Dr Mitchell raises two interesting issues: (1) the way we calculated results of the screening procedure, in particular the number needed to screen to treat one additional patient; and (2) the PHQ–9 as a screening instrument.
As Dr Mitchell mentions, our study was indeed a screening implementation study. We wanted to learn whether screening in high-risk groups could detect a substantial number of so far not detected and treatable patients with depression. For this we conducted a pragmatic study and determined the gain of a stepped care screening (and treatment) programme in real practice, with real doctors and real patients. A GP who wants to screen his patients can read what to expect. Failures (refusals, no-shows, misclassifications) are inherent to such conditions and should be incorporated in the calculations.
We defined our target population and included patients (n = 2005) from the GPs' medical files and surgery. Our screening cascade showed 17 new patients that could be treated for depression. Perhaps this calculation is a bit optimistic because treatment was directly available without costs, which is not always the case.
Dr Mitchell makes a comparison with a drug trial. Unfortunately, we do not think this comparison makes the interpretation of our data easier. We consider as our screen the PHQ and use the SCID as the reference diagnostic standard. So the 780 patients who returned the PHQ and gave informed consent form the screened population. From there we count downwards to the number of detected cases and upwards to the number needed to be invited for the screening to be able to screen those 780 patients.
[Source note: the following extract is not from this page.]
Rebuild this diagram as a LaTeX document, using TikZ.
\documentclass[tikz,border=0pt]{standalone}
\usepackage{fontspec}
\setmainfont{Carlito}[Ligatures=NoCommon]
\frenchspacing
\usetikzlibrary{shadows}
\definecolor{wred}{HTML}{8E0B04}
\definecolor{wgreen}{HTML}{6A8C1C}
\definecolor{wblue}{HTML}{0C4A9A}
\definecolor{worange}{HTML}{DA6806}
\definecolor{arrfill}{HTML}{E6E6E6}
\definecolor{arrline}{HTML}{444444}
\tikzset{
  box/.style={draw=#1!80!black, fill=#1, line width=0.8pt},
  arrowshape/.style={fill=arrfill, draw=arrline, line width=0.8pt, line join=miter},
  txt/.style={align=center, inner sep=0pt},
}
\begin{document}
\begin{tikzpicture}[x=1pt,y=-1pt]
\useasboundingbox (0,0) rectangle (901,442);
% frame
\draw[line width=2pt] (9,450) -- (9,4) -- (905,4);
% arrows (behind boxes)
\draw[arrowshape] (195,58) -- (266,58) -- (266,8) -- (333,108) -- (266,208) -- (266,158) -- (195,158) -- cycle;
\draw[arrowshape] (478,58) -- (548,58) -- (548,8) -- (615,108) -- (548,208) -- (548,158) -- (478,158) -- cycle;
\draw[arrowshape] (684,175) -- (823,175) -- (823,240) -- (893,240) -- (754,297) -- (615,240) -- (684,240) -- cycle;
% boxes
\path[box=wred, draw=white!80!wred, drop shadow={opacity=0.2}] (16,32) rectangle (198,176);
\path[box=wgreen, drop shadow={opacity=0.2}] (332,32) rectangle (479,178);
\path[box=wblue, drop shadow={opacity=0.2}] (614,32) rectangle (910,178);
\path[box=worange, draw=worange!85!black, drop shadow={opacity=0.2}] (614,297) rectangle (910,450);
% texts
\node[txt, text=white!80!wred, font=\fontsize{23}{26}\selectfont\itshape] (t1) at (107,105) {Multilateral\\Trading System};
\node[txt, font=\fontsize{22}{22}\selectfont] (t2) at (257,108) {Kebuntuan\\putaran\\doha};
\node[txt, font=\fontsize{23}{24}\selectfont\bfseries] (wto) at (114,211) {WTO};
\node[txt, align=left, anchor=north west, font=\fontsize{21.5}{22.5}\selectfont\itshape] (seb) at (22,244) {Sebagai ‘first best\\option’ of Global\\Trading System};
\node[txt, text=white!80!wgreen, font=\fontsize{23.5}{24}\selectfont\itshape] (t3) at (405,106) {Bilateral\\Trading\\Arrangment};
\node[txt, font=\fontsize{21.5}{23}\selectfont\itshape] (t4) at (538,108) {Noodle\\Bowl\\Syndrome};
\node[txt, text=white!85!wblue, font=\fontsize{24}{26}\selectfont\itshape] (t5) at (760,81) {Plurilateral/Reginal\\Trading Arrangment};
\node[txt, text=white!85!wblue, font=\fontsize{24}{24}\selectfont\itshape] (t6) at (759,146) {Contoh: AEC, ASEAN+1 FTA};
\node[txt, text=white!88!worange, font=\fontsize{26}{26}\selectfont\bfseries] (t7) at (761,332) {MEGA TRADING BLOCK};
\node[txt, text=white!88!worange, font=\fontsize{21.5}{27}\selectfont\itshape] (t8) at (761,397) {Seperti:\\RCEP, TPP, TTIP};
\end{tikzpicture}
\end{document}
There can be discussion about the way we corrected for patients that did not adhere to the programme. We presented each step (with number of people who refused, did not attend and the reasons therefore), so that readers can make their own judgements, as Dr Mitchell has done. However, we disagree with his interpretation. If we use his analogy of a drug trial, then an intention-to-treat analysis is the best analysis. That means that non-adherence should be incorporated in the number needed to treat (or screen). Starting the analysis with the number of patients that completed the SCID (as Dr Mitchell does) provides the GPs with the number of patients they have to see, after a pre-screen with the PHQ–9.
It is correct that the PHQ–9 misses some cases, although not as many as Dr Mitchell supposes. We used the PHQ–9 in the screening mode (a cut off score of 10) and not in the diagnostic mode (algorithm). Sensitivity of the screening mode is 0.93, not 0.77. 1 However, a GP who uses the PHQ–9 will follow the results of the screening and invite patients with a positive score for clinical evaluation, thus also missing patients with a score below threshold. We unfortunately do not have SCID data of those who scored negative on the PHQ.